Michael,
Just to put it another way for you and re-enforce Gary's reply.
In brief, when you see HD capacity adverised as 60GB, 80GB, 100GB etc, that's the marketing way where they take "decimal" road and base 1GB as being equal to 1,000,000,000 bytes. This is true for all HD manufacturers and computer manufacturers.
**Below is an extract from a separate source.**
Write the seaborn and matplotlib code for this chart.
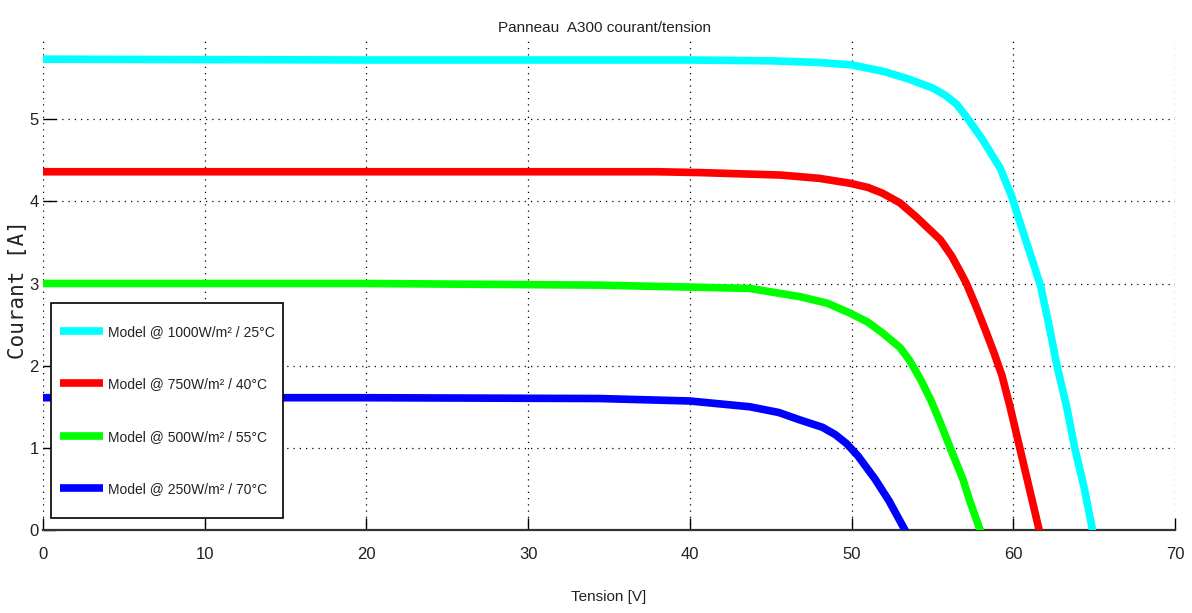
import matplotlib
matplotlib.use("Agg")
import matplotlib.pyplot as plt
import seaborn as sns
import pandas as pd

# Series labels and colours
labels = [
    "Model @ 1000W/m² / 25°C",
    "Model @ 750W/m² / 40°C",
    "Model @ 500W/m² / 55°C",
    "Model @ 250W/m² / 70°C",
]
colors = ["#00FFFF", "#FF0000", "#00FF00", "#0000FF"]

# I-V curves: voltage [V] and current [A] for each irradiance / temperature
v_1000 = [0, 20, 40, 45, 48, 50, 52, 53.5, 55, 55.8, 56.5, 57.1, 58.1, 59.2, 59.9, 60.6, 61.2,
          61.7, 62.2, 62.7, 63.3, 63.8, 64.4, 64.9]
i_1000 = [5.73, 5.72, 5.72, 5.71, 5.69, 5.66, 5.58, 5.49, 5.38, 5.29, 5.18, 5.03, 4.75, 4.40, 4.06,
          3.63, 3.27, 2.96, 2.5, 2.0, 1.5, 1.0, 0.5, 0.0]

v_750 = [0, 20, 38, 40.6, 45.6, 48.0, 49.9, 51.0, 51.9, 53.0, 54.0, 55.5, 56.2, 56.7, 57.1, 57.7,
         58.3, 58.8, 59.3, 59.8, 60.4, 61.0, 61.6]
i_750 = [4.36, 4.36, 4.36, 4.35, 4.32, 4.28, 4.22, 4.17, 4.10, 3.98, 3.81, 3.53, 3.33, 3.15, 3.0,
         2.72, 2.42, 2.16, 1.88, 1.5, 1.0, 0.5, 0.0]

v_500 = [0, 20, 34.4, 43.7, 46.8, 48.5, 49.9, 51.0, 51.9, 53.0, 53.6, 54.3, 54.9, 55.5, 56.1, 56.9,
         57.3, 57.95]
i_500 = [3.0, 3.0, 2.98, 2.94, 2.84, 2.76, 2.64, 2.53, 2.40, 2.22, 2.06, 1.82, 1.58, 1.30, 1.0, 0.61,
         0.36, 0.0]

v_250 = [0, 20, 34.4, 40, 43.7, 45.5, 46.8, 48.2, 49.0, 49.7, 50.4, 51.45, 52.3, 53.3]
i_250 = [1.61, 1.61, 1.60, 1.57, 1.50, 1.43, 1.34, 1.25, 1.16, 1.05, 0.90, 0.62, 0.36, 0.0]

x_ticks = [0, 10, 20, 30, 40, 50, 60, 70]
y_ticks = [0, 1, 2, 3, 4, 5]

title = "Panneau  A300 courant/tension"
x_label = "Tension [V]"
y_label = "Courant [A]"

# Long-form table for seaborn
frames = []
for lab, v, i in zip(labels, [v_1000, v_750, v_500, v_250], [i_1000, i_750, i_500, i_250]):
    frames.append(pd.DataFrame({"Tension": v, "Courant": i, "serie": lab}))
df = pd.concat(frames, ignore_index=True)

sns.set_style("white")
narrow = ["Liberation Sans", "DejaVu Sans"]
plt.rcParams["font.family"] = narrow

fig = plt.figure(figsize=(11.92, 6.13), dpi=100)
ax = fig.add_axes([43 / 1192, 83 / 613, 1132 / 1192, 493 / 613])

sns.lineplot(
    data=df, x="Tension", y="Courant", hue="serie", hue_order=labels,
    palette=dict(zip(labels, colors)), sort=False, estimator=None,
    linewidth=5.5, ax=ax, zorder=3,
)

ax.set_xlim(0, 70)
ax.set_ylim(0, 6)
ax.set_xticks(x_ticks)
ax.set_xticklabels([str(t) for t in x_ticks])
ax.set_yticks(y_ticks)
ax.set_yticklabels([str(t) for t in y_ticks])

ax.grid(True, color="black", linestyle=(0, (1, 4)), linewidth=0.9, zorder=1)
ax.set_axisbelow(True)

for side in ["top", "right", "left"]:
    ax.spines[side].set_visible(False)
ax.spines["bottom"].set_color("#333333")
ax.spines["bottom"].set_linewidth(1.6)

ax.tick_params(axis="both", direction="in", length=9, width=1, color="black",
               labelsize=12, labelcolor="#222222")
ax.tick_params(axis="x", pad=12, bottom=True)
ax.tick_params(axis="y", pad=3, left=True)

ax.set_xlabel("")
ax.set_ylabel("")
fig.text(609 / 1192, 1 - 597 / 613, x_label, ha="center", va="center",
         fontsize=11, color="#222222", family=narrow)
fig.text(18 / 1192, 1 - 290 / 613, y_label, ha="center", va="center",
         rotation=90, fontsize=15, color="#222222", family=["DejaVu Sans Mono"])
fig.text(605 / 1192, 1 - 28 / 613, title, ha="center", va="center",
         fontsize=11, color="#222222", family=narrow)

leg = ax.legend(
    loc="lower left", bbox_to_anchor=(0.008, 0.054), borderaxespad=0,
    frameon=True, fancybox=False, edgecolor="black", framealpha=1,
    fontsize=10, handlelength=3.1, handletextpad=0.35, labelspacing=2.75,
    borderpad=0.55, title=None,
)
# taller frame than the packed entries: extra vertical padding only
leg.legendPatch.set_boxstyle("square", pad=0.05)
leg.legendPatch.set_mutation_aspect(21)
leg.get_frame().set_linewidth(1.2)
for line in leg.get_lines():
    line.set_linewidth(5.5)
    line.set_solid_capstyle("butt")
for t in leg.get_texts():
    t.set_color("#222222")

fig.savefig("out.png", dpi=100)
Once upon a time, computer professionals noticed that 1,024 bytes (binary) was very nearly equal to 1,000 (decimal) and started using the prefix "kilo" to mean 1,024. That worked well enough for a decade or two because everybody who talked kilobytes knew that the term implied 1024 bytes. But almost overnight a much more numerous "everybody" bought computers, and the trade computer professionals needed to talk to physicists and engineers and even to ordinary people, most of whom know that a kilometer is 1000 meters and a kilogram is 1000 grams.
Often when two or more people begin discussing storage capacity, some will refer to binary values and others will refer to decimal values without making distinction between the two. This has caused much confusion in the past (and still does). In an effort to dispatch this confusion, all major disc drive manufacturers use decimal values when discussing storage capacity.
Some simple arithmetic will convert the advertised (decimal) capacity to the actual (binary) capacity ;-):
1KB = 1,024 bytes
1MB = 1,024 x 1,024 bytes = 1,048,576 bytes
1GB = 1,024 x 1,024 x 1,024 bytes = 1,073,741,824 bytes
Therefore, in your specific case:
120GB (decimal) = 120 ÷ 1.073741824 = 111.75870895386 GB (binary or actual capacity)
Rounded off to two decimal points =
111.76 GB
I hope this clarifies it for you and explains the reasons for the discrepancy.